Cross-Membrane Penetration to Nucleus of Adherent Cells Using Micropipettes Made by Borosilicate Glass and Quartz

Abstract

In the biomicromanipulation field, single-cell manipulation is receiving attention due to its potential applications in many aspects of biomedicine. Cell injection, as a typical cell micromanipulation technique, is devoted to introducing foreign substances into living cells by penetrating a fine micropipette into cell membranes. Direct access to the intracellular environment, especially the nucleus, provides an ideal way to gain insight into the dynamic processes of living cells. This paper presents the comparison of controlled penetrations of two types of adherent cells and their nuclei by two types of micropipettes, made of borosilicate glass and quartz respectively.

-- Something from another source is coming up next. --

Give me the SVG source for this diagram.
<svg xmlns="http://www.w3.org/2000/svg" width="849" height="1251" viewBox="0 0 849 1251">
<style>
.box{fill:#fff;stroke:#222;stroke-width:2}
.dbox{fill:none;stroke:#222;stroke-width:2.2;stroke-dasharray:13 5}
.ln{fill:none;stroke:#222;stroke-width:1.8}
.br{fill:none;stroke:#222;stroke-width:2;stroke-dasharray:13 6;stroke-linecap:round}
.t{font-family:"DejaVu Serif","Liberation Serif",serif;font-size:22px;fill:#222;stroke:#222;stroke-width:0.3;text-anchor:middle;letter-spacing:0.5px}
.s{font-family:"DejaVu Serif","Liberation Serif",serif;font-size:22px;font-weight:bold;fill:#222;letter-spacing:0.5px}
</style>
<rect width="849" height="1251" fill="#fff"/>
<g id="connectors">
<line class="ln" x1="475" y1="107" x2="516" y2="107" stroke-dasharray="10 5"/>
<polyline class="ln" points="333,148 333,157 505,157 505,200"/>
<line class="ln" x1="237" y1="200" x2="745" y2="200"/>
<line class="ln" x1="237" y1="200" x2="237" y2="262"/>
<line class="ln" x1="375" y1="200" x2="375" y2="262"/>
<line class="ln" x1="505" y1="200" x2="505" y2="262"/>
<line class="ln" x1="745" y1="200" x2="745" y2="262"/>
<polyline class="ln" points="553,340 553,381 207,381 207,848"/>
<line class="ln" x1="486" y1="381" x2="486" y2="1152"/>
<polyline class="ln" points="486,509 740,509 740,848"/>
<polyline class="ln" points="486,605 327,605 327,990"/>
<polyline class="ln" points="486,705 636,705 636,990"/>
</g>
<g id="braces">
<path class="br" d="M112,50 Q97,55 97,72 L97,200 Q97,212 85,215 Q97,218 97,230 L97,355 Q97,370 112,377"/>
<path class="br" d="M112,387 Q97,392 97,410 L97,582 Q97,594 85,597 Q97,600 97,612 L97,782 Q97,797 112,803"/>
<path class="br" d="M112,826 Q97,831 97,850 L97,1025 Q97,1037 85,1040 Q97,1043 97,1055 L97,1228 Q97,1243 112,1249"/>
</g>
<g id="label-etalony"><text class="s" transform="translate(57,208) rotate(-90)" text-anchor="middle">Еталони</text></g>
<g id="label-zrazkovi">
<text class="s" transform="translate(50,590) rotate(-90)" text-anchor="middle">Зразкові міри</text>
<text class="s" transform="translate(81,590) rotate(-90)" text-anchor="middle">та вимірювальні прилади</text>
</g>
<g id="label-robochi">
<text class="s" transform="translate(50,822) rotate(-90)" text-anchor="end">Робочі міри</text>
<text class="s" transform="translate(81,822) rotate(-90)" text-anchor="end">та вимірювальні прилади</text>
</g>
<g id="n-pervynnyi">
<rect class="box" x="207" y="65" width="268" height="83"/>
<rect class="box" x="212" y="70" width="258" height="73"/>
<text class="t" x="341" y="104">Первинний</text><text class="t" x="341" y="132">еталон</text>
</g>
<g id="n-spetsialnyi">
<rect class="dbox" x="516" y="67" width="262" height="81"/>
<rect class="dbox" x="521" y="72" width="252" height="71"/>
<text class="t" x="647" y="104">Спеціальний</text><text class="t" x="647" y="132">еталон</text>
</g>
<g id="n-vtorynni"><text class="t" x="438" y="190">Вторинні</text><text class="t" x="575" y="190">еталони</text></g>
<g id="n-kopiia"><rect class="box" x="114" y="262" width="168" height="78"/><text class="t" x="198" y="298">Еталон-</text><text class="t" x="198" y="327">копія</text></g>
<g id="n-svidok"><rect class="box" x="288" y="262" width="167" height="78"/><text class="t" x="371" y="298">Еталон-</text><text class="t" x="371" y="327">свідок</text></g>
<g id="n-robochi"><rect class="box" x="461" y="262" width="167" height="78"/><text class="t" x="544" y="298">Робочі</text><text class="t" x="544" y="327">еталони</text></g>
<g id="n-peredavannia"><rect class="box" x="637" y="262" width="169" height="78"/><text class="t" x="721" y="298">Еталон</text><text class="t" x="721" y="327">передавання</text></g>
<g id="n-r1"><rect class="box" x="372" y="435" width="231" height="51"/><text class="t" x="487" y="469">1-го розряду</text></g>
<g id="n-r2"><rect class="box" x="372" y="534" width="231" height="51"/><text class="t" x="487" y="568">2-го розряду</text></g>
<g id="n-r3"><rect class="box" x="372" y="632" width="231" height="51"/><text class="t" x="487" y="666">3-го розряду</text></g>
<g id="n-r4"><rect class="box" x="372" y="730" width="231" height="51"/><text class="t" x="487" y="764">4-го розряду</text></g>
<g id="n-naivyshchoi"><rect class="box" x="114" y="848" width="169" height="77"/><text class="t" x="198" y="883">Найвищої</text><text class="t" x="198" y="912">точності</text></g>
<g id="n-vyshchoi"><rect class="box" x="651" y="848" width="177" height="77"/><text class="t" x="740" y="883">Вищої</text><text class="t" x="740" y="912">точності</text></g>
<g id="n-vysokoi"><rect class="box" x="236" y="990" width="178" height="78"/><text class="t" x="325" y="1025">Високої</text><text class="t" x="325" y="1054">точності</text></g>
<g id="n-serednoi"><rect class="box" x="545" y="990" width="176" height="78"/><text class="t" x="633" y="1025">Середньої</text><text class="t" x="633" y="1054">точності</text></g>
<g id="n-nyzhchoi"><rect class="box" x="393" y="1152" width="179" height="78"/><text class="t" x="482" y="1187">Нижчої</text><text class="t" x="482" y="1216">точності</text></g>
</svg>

Due to the differences in the cell properties (e.g., height, adhesion strength), two corresponding penetration strategies optimizing the puncture angle and puncture height, are proposed to improve the success rate of the puncture process and the survival rate of cells after the puncture. Real nucleus puncture experiments adopting the optimal puncture strategy for each type of cells and carried out by a semi-automatic system, indicated a better puncture effect by quartz pipettes. Through this method, functional materials such as peptides and nanoparticles can be potentially introduced to perturb the cell activities and then realize its full automation.